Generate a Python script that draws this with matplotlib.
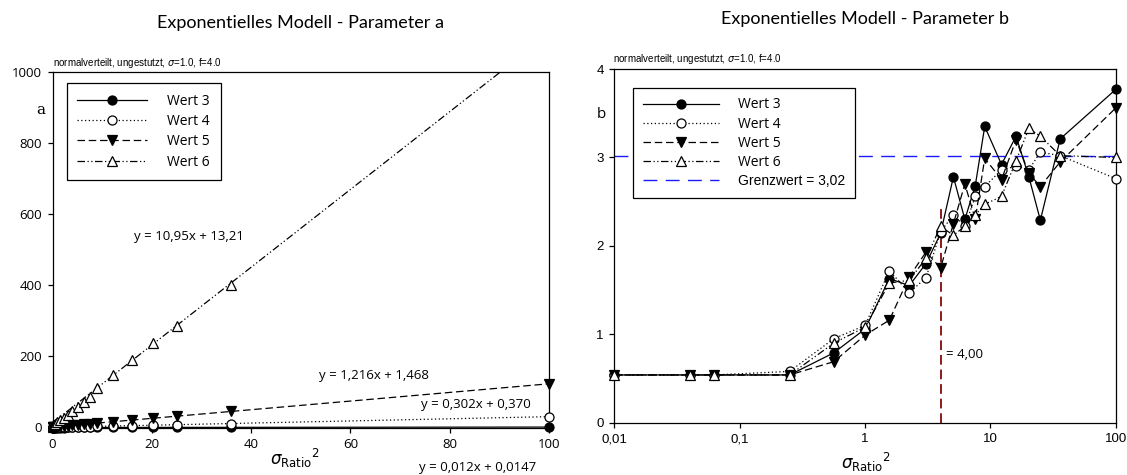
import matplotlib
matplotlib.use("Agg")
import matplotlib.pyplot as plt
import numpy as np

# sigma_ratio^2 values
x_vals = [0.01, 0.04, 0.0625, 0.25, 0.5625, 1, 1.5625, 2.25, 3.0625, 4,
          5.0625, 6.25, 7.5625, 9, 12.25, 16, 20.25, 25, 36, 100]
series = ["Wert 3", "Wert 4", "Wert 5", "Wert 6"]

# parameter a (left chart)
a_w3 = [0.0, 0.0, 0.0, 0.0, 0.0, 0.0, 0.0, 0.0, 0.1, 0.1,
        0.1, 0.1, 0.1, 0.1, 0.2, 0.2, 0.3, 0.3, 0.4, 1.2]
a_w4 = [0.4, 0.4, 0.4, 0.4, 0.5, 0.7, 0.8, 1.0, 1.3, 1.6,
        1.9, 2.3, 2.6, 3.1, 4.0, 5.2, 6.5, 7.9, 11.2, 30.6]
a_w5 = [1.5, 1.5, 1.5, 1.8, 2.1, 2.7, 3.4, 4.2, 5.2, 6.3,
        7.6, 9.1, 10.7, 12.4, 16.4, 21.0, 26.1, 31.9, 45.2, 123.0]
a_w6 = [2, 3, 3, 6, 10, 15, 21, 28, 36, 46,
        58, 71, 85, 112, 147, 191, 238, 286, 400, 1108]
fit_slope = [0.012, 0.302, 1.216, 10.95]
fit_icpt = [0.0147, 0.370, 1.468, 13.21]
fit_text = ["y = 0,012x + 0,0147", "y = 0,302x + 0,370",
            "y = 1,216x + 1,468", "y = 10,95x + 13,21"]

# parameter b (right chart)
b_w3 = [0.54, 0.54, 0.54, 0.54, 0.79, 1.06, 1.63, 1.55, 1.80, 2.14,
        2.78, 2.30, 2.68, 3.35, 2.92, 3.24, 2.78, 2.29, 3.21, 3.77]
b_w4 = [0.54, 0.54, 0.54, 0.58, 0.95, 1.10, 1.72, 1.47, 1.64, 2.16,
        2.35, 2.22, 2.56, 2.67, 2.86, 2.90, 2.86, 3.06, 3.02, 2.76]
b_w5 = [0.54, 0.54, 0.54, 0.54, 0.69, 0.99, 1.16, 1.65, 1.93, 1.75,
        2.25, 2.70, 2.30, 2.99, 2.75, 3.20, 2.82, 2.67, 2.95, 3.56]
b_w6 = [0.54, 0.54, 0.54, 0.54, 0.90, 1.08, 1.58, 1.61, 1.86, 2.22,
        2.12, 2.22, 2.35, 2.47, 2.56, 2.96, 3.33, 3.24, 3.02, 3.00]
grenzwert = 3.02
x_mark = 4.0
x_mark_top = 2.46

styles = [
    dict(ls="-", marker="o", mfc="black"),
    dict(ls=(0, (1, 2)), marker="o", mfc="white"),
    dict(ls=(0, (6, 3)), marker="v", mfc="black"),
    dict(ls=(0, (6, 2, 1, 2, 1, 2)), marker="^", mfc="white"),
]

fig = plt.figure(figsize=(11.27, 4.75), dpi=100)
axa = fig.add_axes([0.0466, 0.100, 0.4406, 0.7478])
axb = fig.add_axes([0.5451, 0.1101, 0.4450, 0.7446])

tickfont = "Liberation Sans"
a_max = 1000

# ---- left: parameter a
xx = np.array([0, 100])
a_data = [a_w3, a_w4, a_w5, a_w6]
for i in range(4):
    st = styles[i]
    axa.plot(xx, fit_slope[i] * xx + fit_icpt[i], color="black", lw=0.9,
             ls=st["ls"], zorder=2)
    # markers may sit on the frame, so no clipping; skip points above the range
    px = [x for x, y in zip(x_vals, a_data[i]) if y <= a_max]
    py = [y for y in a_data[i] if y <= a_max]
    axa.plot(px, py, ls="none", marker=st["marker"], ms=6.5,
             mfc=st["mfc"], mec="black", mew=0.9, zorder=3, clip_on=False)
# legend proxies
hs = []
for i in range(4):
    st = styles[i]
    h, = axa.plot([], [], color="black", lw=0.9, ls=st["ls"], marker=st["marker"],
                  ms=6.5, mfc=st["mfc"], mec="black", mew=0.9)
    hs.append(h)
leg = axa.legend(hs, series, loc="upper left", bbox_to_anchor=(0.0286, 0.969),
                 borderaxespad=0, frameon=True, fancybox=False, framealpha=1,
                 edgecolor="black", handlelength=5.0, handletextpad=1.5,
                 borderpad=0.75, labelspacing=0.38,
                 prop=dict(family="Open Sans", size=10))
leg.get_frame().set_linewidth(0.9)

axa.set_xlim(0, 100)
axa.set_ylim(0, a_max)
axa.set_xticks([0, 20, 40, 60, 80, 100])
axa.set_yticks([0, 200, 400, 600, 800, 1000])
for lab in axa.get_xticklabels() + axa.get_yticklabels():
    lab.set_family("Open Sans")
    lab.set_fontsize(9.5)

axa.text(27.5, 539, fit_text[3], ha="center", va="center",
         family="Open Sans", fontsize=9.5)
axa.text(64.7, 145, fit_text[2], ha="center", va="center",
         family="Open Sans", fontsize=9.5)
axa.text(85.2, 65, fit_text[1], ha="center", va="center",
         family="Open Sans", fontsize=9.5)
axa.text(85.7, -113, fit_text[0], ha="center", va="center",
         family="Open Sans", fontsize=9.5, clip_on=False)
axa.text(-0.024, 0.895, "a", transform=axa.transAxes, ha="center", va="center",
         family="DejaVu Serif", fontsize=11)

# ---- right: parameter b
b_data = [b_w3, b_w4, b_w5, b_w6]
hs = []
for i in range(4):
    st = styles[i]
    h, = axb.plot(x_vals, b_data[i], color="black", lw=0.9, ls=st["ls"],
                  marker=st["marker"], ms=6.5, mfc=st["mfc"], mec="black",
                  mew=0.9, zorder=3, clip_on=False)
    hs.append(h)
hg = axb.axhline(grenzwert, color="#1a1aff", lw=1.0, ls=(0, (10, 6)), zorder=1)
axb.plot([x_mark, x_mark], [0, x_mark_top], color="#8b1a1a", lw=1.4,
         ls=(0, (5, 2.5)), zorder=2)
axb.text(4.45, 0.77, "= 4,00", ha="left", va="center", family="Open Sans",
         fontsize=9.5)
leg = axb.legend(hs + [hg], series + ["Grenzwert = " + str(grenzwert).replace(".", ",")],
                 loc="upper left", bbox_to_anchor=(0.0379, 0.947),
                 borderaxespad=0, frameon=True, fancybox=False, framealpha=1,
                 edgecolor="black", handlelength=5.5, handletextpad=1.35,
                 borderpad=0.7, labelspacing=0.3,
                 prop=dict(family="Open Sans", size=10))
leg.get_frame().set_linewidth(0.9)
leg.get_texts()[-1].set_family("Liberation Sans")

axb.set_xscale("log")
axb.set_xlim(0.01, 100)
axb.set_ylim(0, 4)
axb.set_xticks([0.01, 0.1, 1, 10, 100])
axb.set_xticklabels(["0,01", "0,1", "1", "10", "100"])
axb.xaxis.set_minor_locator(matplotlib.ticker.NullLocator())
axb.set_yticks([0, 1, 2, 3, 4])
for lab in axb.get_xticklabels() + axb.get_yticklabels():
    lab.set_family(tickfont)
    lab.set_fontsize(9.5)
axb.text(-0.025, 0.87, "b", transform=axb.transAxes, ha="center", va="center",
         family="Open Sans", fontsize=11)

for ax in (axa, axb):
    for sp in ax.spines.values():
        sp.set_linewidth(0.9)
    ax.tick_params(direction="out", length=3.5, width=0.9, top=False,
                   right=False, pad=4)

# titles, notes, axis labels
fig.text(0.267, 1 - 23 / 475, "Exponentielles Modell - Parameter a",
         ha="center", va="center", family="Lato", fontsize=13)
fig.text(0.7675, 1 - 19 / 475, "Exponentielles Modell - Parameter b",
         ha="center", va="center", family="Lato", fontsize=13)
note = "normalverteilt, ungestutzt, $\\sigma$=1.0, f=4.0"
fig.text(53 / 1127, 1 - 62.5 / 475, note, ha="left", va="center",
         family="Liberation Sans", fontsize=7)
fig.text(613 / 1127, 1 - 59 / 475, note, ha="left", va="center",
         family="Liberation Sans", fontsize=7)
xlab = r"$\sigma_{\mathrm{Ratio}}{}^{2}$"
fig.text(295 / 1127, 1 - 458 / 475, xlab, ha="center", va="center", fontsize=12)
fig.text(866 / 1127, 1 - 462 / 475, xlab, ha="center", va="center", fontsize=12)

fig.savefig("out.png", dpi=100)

★ ★ ★ ★ ★

Return only the lines running from the top of the data to the line that holds "import numpy as np". Include both of those lines, but skip the pictures.

Generate a Python script that draws this with matplotlib.
import matplotlib
matplotlib.use("Agg")
import matplotlib.pyplot as plt
import numpy as np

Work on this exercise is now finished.